Issuers attribute expected future fixed-income ETF asset growth to greater uptake by advisers and institutional investors—66 per cent cite greater adviser familiarity as a top-three asset growth driver in the next 24 months, and 55 per cent say the same for greater institutional use. Meanwhile, 38 per cent point to both higher yields and advisers’ need to access lower-cost, fixed-income exposures.
Fixed-income product development among issuers is now taking priority over even the more sizable U.S. equity asset class, with 66 per cent of managers citing fixed income as a primary product development focus and 57 per cent citing US equity.

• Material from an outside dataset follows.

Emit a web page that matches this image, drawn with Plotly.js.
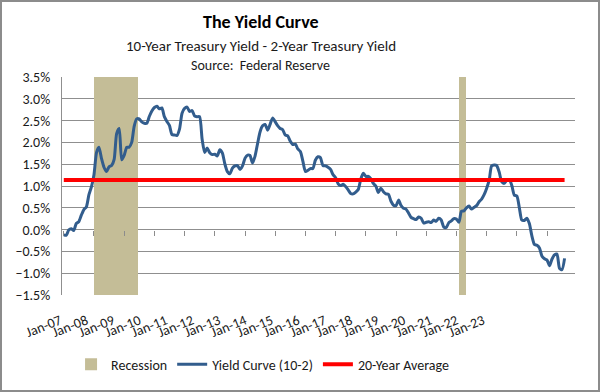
<!DOCTYPE html>
<html>
<head>
<meta charset="utf-8">
<script src="https://cdn.plot.ly/plotly-3.0.1.min.js"></script>
<style>
html,body{margin:0;padding:0;background:#fff;}
#wrap{position:relative;width:600px;height:392px;}
#chart{width:600px;height:392px;}
#frame{position:absolute;left:0;top:0;width:600px;height:392px;box-sizing:border-box;border:2px solid #8c8c8c;pointer-events:none;}
</style>
</head>
<body>
<div id="wrap"><div id="chart"></div><div id="frame"></div></div>
<script>
// ---- data ----
const startYear = 2007; // first monthly observation: Jan 2007
const yieldCurve = [
  -0.12,-0.13,-0.01,0.02,-0.02,0.14,0.18,0.33,0.46,0.52,0.80,0.98,   // 2007
  1.26,1.77,1.89,1.63,1.43,1.33,1.44,1.47,1.61,2.20,2.32,1.60,       // 2008
  1.71,1.89,1.89,2.00,2.37,2.54,2.54,2.47,2.44,2.44,2.60,2.72,       // 2009
  2.80,2.83,2.77,2.79,2.59,2.48,2.39,2.18,2.17,2.16,2.31,2.67,       // 2010
  2.78,2.81,2.71,2.73,2.61,2.59,2.59,2.07,1.77,1.87,1.76,1.72,       // 2011
  1.73,1.69,1.83,1.76,1.51,1.33,1.28,1.41,1.46,1.47,1.38,1.46,       // 2012
  1.64,1.71,1.70,1.53,1.68,1.97,2.24,2.38,2.41,2.28,2.42,2.56,       // 2013
  2.47,2.38,2.32,2.29,2.17,2.15,2.03,1.95,1.96,1.85,1.79,1.57,       // 2014
  1.33,1.36,1.40,1.40,1.59,1.67,1.65,1.47,1.46,1.43,1.38,1.26,       // 2015
  1.19,1.05,1.01,1.04,0.99,0.91,0.83,0.82,0.86,0.92,1.16,1.29,       // 2016
  1.22,1.22,1.17,1.06,1.00,0.85,0.95,0.87,0.82,0.81,0.65,0.56,       // 2017
  0.55,0.68,0.56,0.49,0.47,0.38,0.28,0.25,0.23,0.29,0.26,0.15,       // 2018
  0.17,0.18,0.16,0.22,0.19,0.26,0.22,0.06,0.05,0.16,0.20,0.25,       // 2019
  0.24,0.17,0.42,0.43,0.50,0.54,0.47,0.51,0.55,0.64,0.70,0.80,       // 2020
  0.95,1.14,1.46,1.48,1.47,1.32,1.10,1.06,1.13,1.15,1.01,0.79,       // 2021
  0.77,0.49,0.22,0.21,0.26,0.14,-0.14,-0.34,-0.36,-0.42,-0.61,-0.67, // 2022
  -0.70,-0.83,-0.68,-0.58,-0.56,-0.89,-0.92,-0.66                    // 2023
];
const averageValue = 1.14;
const recessionStart = ['2008-01-01','2020-02-01'];
const recessionEnd   = ['2009-06-15','2020-04-20'];
const tickLabels = ['Jan-07','Jan-08','Jan-09','Jan-10','Jan-11','Jan-12','Jan-13','Jan-14','Jan-15','Jan-16','Jan-17','Jan-18','Jan-19','Jan-20','Jan-21','Jan-22','Jan-23'];
const yRange = [-1.5, 3.5];

// ---- build ----
const dates = yieldCurve.map((_, i) => {
  const y = startYear + Math.floor(i / 12);
  const m = (i % 12) + 1;
  return y + '-' + String(m).padStart(2, '0') + '-01';
});
const recWidths = recessionStart.map((s, i) => new Date(recessionEnd[i]) - new Date(s));
const avgX = [dates[0], dates[dates.length - 1]];
const avgY = avgX.map(() => averageValue);
const tickIdx = tickLabels.map((_, i) => i);

const FONT = 'Carlito, Calibri, Lato, sans-serif';
const traces = [
  {type:'bar', name:'Recession', x:recessionStart, width:recWidths, offset:0,
   y:recessionStart.map(() => yRange[1] - yRange[0]), base:yRange[0],
   marker:{color:'#c4bd97', line:{width:0}}, xaxis:'x', yaxis:'y'},
  {type:'scatter', mode:'lines', name:'Yield Curve (10-2)', x:dates, y:yieldCurve,
   line:{color:'#325d8d', width:3, shape:'spline', smoothing:0.6}, xaxis:'x', yaxis:'y'},
  {type:'scatter', mode:'lines', name:'20-Year Average', x:avgX, y:avgY,
   line:{color:'#ff0000', width:4}, xaxis:'x', yaxis:'y'},
  {type:'scatter', mode:'lines', x:[], y:[], showlegend:false, xaxis:'x2', yaxis:'y2', hoverinfo:'skip'}
];

const layout = {
  width:600, height:392,
  margin:{l:10, r:25, t:77, b:97, pad:0},
  paper_bgcolor:'#ffffff', plot_bgcolor:'rgba(0,0,0,0)',
  font:{family:FONT, size:13, color:'#1a1a1a'},
  showlegend:true, hovermode:false, bargap:0,
  xaxis:{type:'date', range:['2006-12-10','2023-12-05'], domain:[0.092, 1],
    anchor:'free', position:0.3, showgrid:false, zeroline:false, showline:false,
    ticks:'outside', ticklen:5, tickwidth:1, tickcolor:'#8c8c8c',
    tick0:'2008-01-01', dtick:'M12', showticklabels:false},
  yaxis:{anchor:'x', range:yRange, dtick:0.5, tick0:0, tickformat:'.1f', ticksuffix:'%',
    showgrid:true, gridcolor:'#8f8f8f', gridwidth:1, zeroline:false,
    showline:true, linecolor:'#8f8f8f', linewidth:1, ticks:'', ticklabelstandoff:8,
    tickfont:{family:FONT, size:14, color:'#1a1a1a'}},
  xaxis2:{domain:[0, 1], anchor:'y2', range:[-1.89, 19.48], tickvals:tickIdx, ticktext:tickLabels,
    tickangle:-22, showgrid:false, zeroline:false, showline:false, ticks:'', ticklabelstandoff:14,
    tickfont:{family:FONT, size:14, color:'#1a1a1a'}},
  yaxis2:{domain:[0, 1], anchor:'x2', range:[0, 1], visible:false, showgrid:false},
  legend:{orientation:'h', x:0.447, xanchor:'center', y:-0.32, yanchor:'middle',
    font:{family:FONT, size:14, color:'#1a1a1a'}, traceorder:'normal', itemwidth:30},
  annotations:[
    {text:'<b>The Yield Curve</b>', xref:'paper', yref:'paper', x:0.444, y:1.252, xanchor:'center', yanchor:'middle',
     showarrow:false, font:{family:FONT, size:18, color:'#000'}},
    {text:'10-Year Treasury Yield - 2-Year Treasury Yield', xref:'paper', yref:'paper', x:0.444, y:1.142, xanchor:'center', yanchor:'middle',
     showarrow:false, font:{family:FONT, size:15, color:'#1a1a1a'}},
    {text:'Source:  Federal Reserve', xref:'paper', yref:'paper', x:0.444, y:1.055, xanchor:'center', yanchor:'middle',
     showarrow:false, font:{family:FONT, size:14, color:'#1a1a1a'}}
  ]
};
Plotly.newPlot('chart', traces, layout, {displayModeBar:false, staticPlot:true});
</script>
</body>
</html>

Cerulli expects fixed-income ETF product development to follow two avenues, with some products becoming more targeted and offering access to niche allocations. At the same time, other new fixed-income ETFs will reflect mutual funds via more diversified exposures meant to offer a tax- and price-efficient way to access fixed-income exposures for the long run.
Combined with greater product development focus amid existing white space in fixed income versus the far more product-saturated equity space, a strong and attractive asset-gathering opportunity exists for fixed-income ETFs. “Issuer openness to offering transparent active fixed-income strategies creates room for the revenue generation associated with active exposures—even if managers will still have to lower prices in the fee-competitive ETF industry,” says Daniil Shapiro, director. “This optimism is underscored by the perception of a virtuous cycle by which a greater variety of quality and appropriately priced exposures help make fixed-income ETFs a go-to for a broader set of investors,” he concludes.